DATA EXTRACT:

= = = = = = =

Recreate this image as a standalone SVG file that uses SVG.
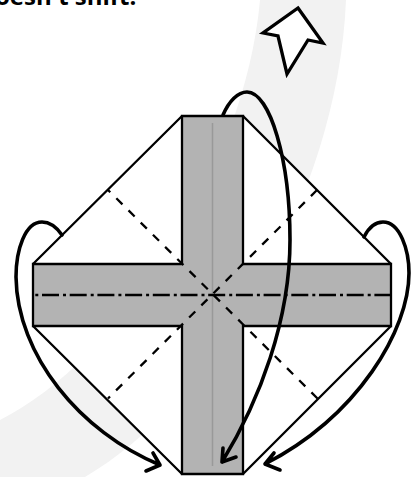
<svg xmlns="http://www.w3.org/2000/svg" width="414" height="477" viewBox="0 0 414 477">
<style>
.a{fill:none;stroke:#000;stroke-width:3.600;stroke-linecap:round;stroke-linejoin:round}
.g{fill:#b3b3b3}
.e{stroke:#000;stroke-width:2.300;fill:none}
.d{stroke:#000;stroke-width:2.300;fill:none;stroke-dasharray:8.600 8.600}
</style>
<rect width="414" height="477" fill="#fff"/>
<path id="band" d="M260 0C245 170 120 360 0 420V477H85C210 405 338 200 346 0Z" fill="#f2f2f2"/>
<text x="-5" y="5" font-family="'Open Sans',sans-serif" font-weight="700" font-size="24" fill="#000">oesn't shift.</text>
<g id="sheet">
<path d="M182 116H243L391 264V326L243 474H182L33 326V264Z" fill="#fff"/>
<path class="g" d="M182 116H243V264H391V326H243V474H182V326H33V264H182Z"/>
<path d="M212.500 123V466" stroke="#999" stroke-width="1.500" fill="none"/>
<path class="e" d="M182 116H243V264H391V326H243V474H182V326H33V264H182Z"/>
<path class="e" d="M182 116L33 264M243 116L391 264M33 326L182 474M391 326L243 474"/>
<path class="d" d="M317.500 398.500L108 190M317 190L108 398.500"/>
<path d="M35 295H391" stroke="#000" stroke-width="2.500" fill="none" stroke-dasharray="17 4 3 3.700" stroke-dashoffset="20.700"/>
</g>
<g id="connectors">
<path class="a" d="M62 235C55 225 48 222 42 222C25 222 16 250 16 277C17 355 80 432 160 465M153 453L160 465L146 471"/>
<path class="a" d="M364 237C369 227 376 222 383 222C400 222 409 250 409 273C409 330 358 416 265 464M274 453L265 464L280 470"/>
<path class="a" d="M223 115C229 101 238 92 247 92C270 92 290 160 290 240C290 320 260 400 222 462M223 448L222 462L236 457"/>
</g>
<g id="arrow"><path d="M298 8L323 43L308 40L287 74L278 36L263 33Z" fill="#fff" stroke="#000" stroke-width="3.300" stroke-linejoin="miter"/></g>
</svg>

= = = = = = =

DESCRIPTION OF THE TASK: Exactly as written, return every line of the listing, but not the pictures.

THE OUTPUT:
Recreate this image as a standalone SVG file that uses SVG.
<svg xmlns="http://www.w3.org/2000/svg" width="414" height="477" viewBox="0 0 414 477">
<style>
.a{fill:none;stroke:#000;stroke-width:3.600;stroke-linecap:round;stroke-linejoin:round}
.g{fill:#b3b3b3}
.e{stroke:#000;stroke-width:2.300;fill:none}
.d{stroke:#000;stroke-width:2.300;fill:none;stroke-dasharray:8.600 8.600}
</style>
<rect width="414" height="477" fill="#fff"/>
<path id="band" d="M260 0C245 170 120 360 0 420V477H85C210 405 338 200 346 0Z" fill="#f2f2f2"/>
<text x="-5" y="5" font-family="'Open Sans',sans-serif" font-weight="700" font-size="24" fill="#000">oesn't shift.</text>
<g id="sheet">
<path d="M182 116H243L391 264V326L243 474H182L33 326V264Z" fill="#fff"/>
<path class="g" d="M182 116H243V264H391V326H243V474H182V326H33V264H182Z"/>
<path d="M212.500 123V466" stroke="#999" stroke-width="1.500" fill="none"/>
<path class="e" d="M182 116H243V264H391V326H243V474H182V326H33V264H182Z"/>
<path class="e" d="M182 116L33 264M243 116L391 264M33 326L182 474M391 326L243 474"/>
<path class="d" d="M317.500 398.500L108 190M317 190L108 398.500"/>
<path d="M35 295H391" stroke="#000" stroke-width="2.500" fill="none" stroke-dasharray="17 4 3 3.700" stroke-dashoffset="20.700"/>
</g>
<g id="connectors">
<path class="a" d="M62 235C55 225 48 222 42 222C25 222 16 250 16 277C17 355 80 432 160 465M153 453L160 465L146 471"/>
<path class="a" d="M364 237C369 227 376 222 383 222C400 222 409 250 409 273C409 330 358 416 265 464M274 453L265 464L280 470"/>
<path class="a" d="M223 115C229 101 238 92 247 92C270 92 290 160 290 240C290 320 260 400 222 462M223 448L222 462L236 457"/>
</g>
<g id="arrow"><path d="M298 8L323 43L308 40L287 74L278 36L263 33Z" fill="#fff" stroke="#000" stroke-width="3.300" stroke-linejoin="miter"/></g>
</svg>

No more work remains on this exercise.